> **Source data**

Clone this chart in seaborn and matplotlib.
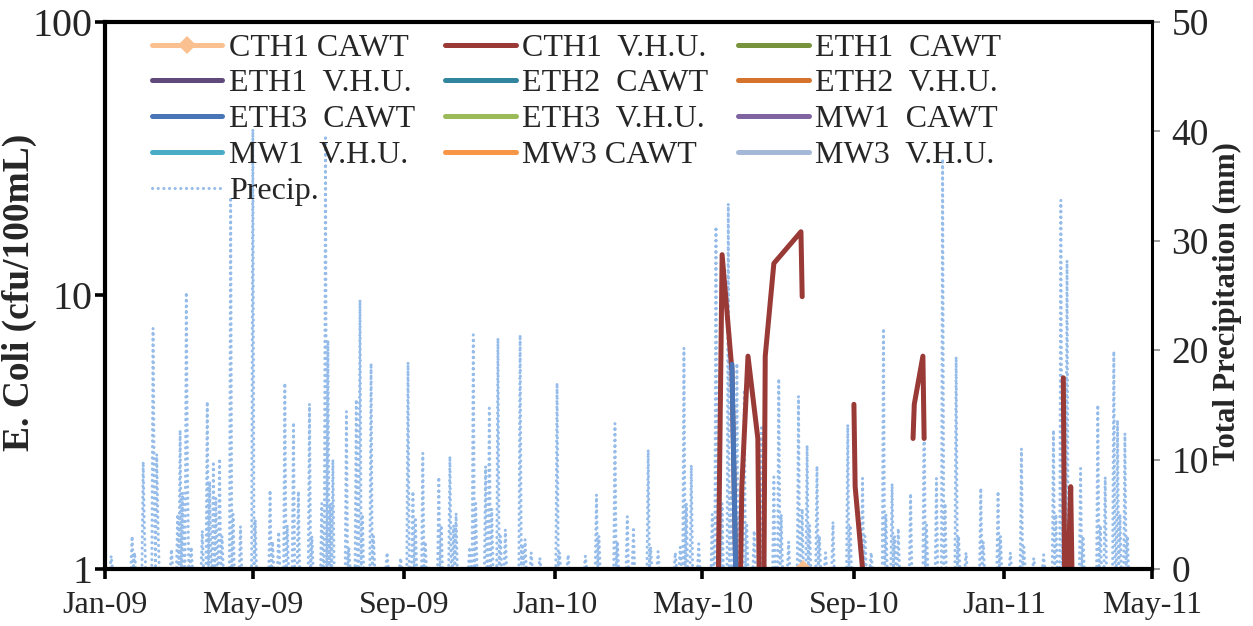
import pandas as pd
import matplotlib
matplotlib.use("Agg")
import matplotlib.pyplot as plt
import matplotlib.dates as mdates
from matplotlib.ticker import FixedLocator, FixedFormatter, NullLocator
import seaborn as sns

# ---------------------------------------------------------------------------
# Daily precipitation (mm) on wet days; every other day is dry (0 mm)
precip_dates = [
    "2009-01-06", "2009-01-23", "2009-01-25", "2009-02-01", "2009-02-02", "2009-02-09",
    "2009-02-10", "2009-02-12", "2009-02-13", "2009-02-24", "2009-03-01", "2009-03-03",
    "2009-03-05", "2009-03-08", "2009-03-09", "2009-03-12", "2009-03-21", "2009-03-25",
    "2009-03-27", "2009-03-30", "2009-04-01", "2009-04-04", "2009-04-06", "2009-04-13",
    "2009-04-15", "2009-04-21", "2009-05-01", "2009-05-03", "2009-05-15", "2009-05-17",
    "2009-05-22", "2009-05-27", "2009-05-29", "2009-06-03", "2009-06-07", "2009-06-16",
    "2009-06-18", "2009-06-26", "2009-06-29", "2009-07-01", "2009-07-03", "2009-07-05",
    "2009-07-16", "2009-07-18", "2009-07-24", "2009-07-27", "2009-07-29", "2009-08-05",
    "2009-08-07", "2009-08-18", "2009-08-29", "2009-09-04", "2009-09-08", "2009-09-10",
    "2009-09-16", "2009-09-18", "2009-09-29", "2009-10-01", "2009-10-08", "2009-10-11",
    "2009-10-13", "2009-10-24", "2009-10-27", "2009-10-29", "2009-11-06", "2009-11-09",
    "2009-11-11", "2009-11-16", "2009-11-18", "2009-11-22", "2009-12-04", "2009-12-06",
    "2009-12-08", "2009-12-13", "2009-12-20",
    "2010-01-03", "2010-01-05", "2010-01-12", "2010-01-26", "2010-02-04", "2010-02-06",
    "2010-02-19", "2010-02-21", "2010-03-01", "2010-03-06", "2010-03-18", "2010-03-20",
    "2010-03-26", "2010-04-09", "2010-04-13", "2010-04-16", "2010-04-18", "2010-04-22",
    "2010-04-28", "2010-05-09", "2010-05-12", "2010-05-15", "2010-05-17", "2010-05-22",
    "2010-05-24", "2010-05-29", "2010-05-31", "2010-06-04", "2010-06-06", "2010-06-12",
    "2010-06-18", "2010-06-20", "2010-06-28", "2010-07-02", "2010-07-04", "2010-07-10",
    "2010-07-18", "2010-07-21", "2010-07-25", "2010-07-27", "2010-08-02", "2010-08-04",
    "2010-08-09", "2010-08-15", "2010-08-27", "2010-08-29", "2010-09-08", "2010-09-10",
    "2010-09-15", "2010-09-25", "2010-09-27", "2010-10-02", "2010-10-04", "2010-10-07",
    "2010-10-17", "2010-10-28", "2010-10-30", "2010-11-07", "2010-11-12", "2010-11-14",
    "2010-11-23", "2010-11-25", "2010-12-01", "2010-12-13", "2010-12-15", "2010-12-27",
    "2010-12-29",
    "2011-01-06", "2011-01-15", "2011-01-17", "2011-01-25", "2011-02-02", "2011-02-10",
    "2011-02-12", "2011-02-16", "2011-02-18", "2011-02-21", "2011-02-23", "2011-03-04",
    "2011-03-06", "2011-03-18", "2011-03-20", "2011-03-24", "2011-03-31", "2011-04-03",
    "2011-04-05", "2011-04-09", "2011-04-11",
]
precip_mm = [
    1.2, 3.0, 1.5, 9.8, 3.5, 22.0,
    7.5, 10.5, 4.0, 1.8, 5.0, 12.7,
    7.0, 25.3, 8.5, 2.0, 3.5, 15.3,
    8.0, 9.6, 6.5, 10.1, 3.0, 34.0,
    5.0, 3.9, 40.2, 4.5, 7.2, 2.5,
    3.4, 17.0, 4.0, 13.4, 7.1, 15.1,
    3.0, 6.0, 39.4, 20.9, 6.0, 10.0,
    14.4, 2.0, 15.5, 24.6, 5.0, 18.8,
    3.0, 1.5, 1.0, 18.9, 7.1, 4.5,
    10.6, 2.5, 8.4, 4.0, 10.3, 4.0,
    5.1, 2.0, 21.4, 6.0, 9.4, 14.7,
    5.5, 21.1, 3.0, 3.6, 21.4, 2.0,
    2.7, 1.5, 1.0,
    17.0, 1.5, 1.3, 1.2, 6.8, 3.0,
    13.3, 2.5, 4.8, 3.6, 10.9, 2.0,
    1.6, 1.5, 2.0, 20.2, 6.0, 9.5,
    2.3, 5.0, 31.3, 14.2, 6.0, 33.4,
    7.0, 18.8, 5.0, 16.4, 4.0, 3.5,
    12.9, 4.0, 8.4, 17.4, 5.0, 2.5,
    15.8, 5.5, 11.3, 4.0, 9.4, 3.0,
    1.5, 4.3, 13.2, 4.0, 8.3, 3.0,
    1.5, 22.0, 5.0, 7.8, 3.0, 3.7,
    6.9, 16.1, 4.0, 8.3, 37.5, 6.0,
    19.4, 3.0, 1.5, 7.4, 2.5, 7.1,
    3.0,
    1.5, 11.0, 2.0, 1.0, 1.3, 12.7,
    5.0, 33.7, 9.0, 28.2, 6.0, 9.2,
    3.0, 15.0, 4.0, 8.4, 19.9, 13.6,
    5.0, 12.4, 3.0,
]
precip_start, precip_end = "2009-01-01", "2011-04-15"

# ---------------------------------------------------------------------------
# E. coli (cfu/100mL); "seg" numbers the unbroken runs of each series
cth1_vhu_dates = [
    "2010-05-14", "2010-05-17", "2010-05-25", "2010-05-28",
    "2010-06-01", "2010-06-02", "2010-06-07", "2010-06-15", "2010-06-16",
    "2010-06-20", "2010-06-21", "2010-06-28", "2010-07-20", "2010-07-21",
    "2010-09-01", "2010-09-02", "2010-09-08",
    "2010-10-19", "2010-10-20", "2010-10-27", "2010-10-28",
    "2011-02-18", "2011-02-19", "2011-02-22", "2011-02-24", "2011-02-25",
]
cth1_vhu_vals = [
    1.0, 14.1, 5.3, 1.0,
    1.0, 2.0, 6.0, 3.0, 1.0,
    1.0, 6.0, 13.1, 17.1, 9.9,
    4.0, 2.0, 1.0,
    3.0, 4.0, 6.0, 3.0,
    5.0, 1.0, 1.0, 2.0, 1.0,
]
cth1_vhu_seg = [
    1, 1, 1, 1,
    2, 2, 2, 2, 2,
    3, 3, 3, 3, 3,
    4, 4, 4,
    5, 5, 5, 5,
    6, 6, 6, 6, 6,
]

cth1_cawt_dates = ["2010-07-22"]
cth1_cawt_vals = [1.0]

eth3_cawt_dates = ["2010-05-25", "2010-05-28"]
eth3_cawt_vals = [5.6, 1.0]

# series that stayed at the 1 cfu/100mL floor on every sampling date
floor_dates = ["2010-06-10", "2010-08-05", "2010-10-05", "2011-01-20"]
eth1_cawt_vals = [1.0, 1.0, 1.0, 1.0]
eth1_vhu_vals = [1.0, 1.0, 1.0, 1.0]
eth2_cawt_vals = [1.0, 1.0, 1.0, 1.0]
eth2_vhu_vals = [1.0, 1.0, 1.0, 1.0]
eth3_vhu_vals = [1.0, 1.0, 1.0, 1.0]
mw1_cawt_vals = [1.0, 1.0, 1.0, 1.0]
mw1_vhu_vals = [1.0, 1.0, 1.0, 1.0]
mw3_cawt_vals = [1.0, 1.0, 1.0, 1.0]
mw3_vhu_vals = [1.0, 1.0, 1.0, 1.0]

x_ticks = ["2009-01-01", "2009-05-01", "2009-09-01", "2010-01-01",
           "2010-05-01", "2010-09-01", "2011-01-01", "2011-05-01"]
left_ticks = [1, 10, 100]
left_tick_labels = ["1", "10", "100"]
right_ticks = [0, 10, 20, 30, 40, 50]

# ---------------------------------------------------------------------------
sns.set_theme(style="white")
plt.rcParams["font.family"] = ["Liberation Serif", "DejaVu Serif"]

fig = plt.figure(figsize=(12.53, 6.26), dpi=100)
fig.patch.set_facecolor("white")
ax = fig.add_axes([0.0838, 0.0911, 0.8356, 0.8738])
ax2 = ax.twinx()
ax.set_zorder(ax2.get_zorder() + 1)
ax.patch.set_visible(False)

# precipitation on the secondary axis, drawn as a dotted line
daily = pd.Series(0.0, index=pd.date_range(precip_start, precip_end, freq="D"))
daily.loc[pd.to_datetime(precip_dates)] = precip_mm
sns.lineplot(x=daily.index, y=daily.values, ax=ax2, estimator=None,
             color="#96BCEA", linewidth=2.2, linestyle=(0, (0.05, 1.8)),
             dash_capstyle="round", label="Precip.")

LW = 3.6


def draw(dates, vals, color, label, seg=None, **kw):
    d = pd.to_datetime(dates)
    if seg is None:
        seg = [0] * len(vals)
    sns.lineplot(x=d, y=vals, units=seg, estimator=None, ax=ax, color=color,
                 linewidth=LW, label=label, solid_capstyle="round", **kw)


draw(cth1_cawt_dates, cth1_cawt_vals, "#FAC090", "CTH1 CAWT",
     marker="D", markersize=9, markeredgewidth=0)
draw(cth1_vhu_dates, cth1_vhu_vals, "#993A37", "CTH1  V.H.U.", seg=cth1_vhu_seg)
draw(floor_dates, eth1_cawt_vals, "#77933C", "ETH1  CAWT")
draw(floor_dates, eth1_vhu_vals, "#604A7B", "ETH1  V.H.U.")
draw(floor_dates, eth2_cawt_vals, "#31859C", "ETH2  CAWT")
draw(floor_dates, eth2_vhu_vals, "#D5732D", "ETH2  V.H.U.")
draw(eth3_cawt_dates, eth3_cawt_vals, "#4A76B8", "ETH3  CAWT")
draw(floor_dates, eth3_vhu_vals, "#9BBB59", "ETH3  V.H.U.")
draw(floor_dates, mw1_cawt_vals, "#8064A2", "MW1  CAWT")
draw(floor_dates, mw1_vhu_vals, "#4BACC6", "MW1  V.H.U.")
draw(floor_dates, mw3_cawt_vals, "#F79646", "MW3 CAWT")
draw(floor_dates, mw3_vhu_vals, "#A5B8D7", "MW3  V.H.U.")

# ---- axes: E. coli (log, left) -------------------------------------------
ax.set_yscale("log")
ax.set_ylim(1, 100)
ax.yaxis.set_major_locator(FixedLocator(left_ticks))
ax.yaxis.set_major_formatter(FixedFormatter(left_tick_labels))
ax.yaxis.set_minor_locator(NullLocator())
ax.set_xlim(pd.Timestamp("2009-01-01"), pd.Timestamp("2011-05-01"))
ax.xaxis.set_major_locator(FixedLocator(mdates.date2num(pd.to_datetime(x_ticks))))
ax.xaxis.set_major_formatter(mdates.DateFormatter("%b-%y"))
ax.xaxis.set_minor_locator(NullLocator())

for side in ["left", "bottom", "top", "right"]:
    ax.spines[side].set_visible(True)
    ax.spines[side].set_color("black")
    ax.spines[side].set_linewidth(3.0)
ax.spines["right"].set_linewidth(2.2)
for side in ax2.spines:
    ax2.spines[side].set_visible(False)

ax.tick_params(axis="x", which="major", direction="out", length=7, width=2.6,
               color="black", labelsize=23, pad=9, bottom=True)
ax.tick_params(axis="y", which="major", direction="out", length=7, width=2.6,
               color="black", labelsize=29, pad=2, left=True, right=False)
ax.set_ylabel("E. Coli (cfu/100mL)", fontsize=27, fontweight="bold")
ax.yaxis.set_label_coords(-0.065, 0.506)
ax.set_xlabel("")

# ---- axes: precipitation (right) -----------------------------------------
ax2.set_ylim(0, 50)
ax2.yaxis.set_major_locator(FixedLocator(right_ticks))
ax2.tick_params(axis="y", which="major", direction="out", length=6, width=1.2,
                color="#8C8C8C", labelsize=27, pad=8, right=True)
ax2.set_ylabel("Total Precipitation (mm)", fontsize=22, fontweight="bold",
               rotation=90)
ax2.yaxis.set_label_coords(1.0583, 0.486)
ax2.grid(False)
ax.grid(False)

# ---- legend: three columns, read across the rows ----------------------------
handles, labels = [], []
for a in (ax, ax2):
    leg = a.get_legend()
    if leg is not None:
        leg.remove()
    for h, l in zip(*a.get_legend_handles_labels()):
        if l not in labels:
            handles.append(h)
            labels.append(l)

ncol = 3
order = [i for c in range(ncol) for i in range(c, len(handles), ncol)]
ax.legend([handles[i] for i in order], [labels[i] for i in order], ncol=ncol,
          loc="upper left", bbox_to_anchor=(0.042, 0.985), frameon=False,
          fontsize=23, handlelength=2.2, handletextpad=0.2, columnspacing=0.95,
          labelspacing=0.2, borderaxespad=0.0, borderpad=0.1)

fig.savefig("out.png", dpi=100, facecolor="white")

> **Task goal**
Report each line of the material above where the word "seaborn" appears.

> **Written reply**
Clone this chart in seaborn and matplotlib.
import seaborn as sns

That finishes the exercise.